Items from a data source:
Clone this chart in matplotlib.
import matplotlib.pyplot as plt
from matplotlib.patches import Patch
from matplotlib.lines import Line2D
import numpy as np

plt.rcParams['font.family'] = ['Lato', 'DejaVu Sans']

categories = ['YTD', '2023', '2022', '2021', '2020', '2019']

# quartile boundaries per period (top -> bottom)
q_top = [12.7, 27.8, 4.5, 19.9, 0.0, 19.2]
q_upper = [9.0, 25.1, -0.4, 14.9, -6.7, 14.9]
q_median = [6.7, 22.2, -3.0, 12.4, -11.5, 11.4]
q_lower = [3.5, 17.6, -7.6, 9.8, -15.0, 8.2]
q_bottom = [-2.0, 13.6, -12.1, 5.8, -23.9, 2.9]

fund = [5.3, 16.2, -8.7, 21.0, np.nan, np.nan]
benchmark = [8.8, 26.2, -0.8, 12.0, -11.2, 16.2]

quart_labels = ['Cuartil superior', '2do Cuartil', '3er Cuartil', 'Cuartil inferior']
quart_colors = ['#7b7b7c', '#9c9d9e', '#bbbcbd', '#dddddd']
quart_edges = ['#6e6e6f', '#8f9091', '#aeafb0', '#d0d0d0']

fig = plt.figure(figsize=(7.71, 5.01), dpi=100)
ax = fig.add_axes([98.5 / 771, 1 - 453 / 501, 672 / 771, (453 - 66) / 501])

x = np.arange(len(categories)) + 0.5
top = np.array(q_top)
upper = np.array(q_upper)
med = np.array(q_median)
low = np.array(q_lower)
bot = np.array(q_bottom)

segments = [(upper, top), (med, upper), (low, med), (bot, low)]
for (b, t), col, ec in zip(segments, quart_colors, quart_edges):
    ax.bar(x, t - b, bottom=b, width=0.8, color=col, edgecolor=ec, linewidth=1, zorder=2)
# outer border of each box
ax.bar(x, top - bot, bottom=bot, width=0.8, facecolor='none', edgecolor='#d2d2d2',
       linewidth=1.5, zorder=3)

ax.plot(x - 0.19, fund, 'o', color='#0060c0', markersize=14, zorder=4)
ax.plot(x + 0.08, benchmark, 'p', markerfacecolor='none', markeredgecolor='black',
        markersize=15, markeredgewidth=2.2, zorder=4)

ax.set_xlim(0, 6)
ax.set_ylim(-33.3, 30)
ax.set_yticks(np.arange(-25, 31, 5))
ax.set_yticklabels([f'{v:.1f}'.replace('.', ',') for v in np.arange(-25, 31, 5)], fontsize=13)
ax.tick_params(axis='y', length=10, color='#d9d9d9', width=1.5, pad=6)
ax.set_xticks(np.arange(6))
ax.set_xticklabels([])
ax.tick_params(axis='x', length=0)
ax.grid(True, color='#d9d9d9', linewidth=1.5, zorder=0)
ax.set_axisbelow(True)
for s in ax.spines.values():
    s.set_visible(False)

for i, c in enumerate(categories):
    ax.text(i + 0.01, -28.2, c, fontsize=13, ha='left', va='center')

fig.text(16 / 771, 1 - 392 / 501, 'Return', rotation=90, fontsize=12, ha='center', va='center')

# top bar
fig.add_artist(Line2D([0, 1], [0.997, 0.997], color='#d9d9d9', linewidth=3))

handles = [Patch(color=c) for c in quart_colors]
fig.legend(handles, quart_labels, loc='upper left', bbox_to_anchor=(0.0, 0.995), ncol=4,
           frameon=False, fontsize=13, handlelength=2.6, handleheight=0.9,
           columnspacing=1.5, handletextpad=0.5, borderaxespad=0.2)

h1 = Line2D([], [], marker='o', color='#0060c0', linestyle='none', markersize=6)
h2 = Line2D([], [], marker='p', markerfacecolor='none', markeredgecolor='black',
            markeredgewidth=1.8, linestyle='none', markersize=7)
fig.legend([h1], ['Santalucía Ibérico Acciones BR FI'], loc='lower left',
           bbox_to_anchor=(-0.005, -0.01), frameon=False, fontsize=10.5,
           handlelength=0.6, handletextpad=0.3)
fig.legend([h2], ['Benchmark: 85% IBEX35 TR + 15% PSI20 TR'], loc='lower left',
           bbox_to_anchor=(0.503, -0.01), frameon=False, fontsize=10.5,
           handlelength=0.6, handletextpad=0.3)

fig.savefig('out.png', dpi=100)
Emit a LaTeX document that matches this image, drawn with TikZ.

Task details:
Print only the lines from the top of the data above down to the line holding "ax.text(i + 0.01, -28.2, c, fontsize=13, ha='left', va='center')", inclusive.

Task solution:
Clone this chart in matplotlib.
import matplotlib.pyplot as plt
from matplotlib.patches import Patch
from matplotlib.lines import Line2D
import numpy as np

plt.rcParams['font.family'] = ['Lato', 'DejaVu Sans']

categories = ['YTD', '2023', '2022', '2021', '2020', '2019']

# quartile boundaries per period (top -> bottom)
q_top = [12.7, 27.8, 4.5, 19.9, 0.0, 19.2]
q_upper = [9.0, 25.1, -0.4, 14.9, -6.7, 14.9]
q_median = [6.7, 22.2, -3.0, 12.4, -11.5, 11.4]
q_lower = [3.5, 17.6, -7.6, 9.8, -15.0, 8.2]
q_bottom = [-2.0, 13.6, -12.1, 5.8, -23.9, 2.9]

fund = [5.3, 16.2, -8.7, 21.0, np.nan, np.nan]
benchmark = [8.8, 26.2, -0.8, 12.0, -11.2, 16.2]

quart_labels = ['Cuartil superior', '2do Cuartil', '3er Cuartil', 'Cuartil inferior']
quart_colors = ['#7b7b7c', '#9c9d9e', '#bbbcbd', '#dddddd']
quart_edges = ['#6e6e6f', '#8f9091', '#aeafb0', '#d0d0d0']

fig = plt.figure(figsize=(7.71, 5.01), dpi=100)
ax = fig.add_axes([98.5 / 771, 1 - 453 / 501, 672 / 771, (453 - 66) / 501])

x = np.arange(len(categories)) + 0.5
top = np.array(q_top)
upper = np.array(q_upper)
med = np.array(q_median)
low = np.array(q_lower)
bot = np.array(q_bottom)

segments = [(upper, top), (med, upper), (low, med), (bot, low)]
for (b, t), col, ec in zip(segments, quart_colors, quart_edges):
    ax.bar(x, t - b, bottom=b, width=0.8, color=col, edgecolor=ec, linewidth=1, zorder=2)
# outer border of each box
ax.bar(x, top - bot, bottom=bot, width=0.8, facecolor='none', edgecolor='#d2d2d2',
       linewidth=1.5, zorder=3)

ax.plot(x - 0.19, fund, 'o', color='#0060c0', markersize=14, zorder=4)
ax.plot(x + 0.08, benchmark, 'p', markerfacecolor='none', markeredgecolor='black',
        markersize=15, markeredgewidth=2.2, zorder=4)

ax.set_xlim(0, 6)
ax.set_ylim(-33.3, 30)
ax.set_yticks(np.arange(-25, 31, 5))
ax.set_yticklabels([f'{v:.1f}'.replace('.', ',') for v in np.arange(-25, 31, 5)], fontsize=13)
ax.tick_params(axis='y', length=10, color='#d9d9d9', width=1.5, pad=6)
ax.set_xticks(np.arange(6))
ax.set_xticklabels([])
ax.tick_params(axis='x', length=0)
ax.grid(True, color='#d9d9d9', linewidth=1.5, zorder=0)
ax.set_axisbelow(True)
for s in ax.spines.values():
    s.set_visible(False)

for i, c in enumerate(categories):
    ax.text(i + 0.01, -28.2, c, fontsize=13, ha='left', va='center')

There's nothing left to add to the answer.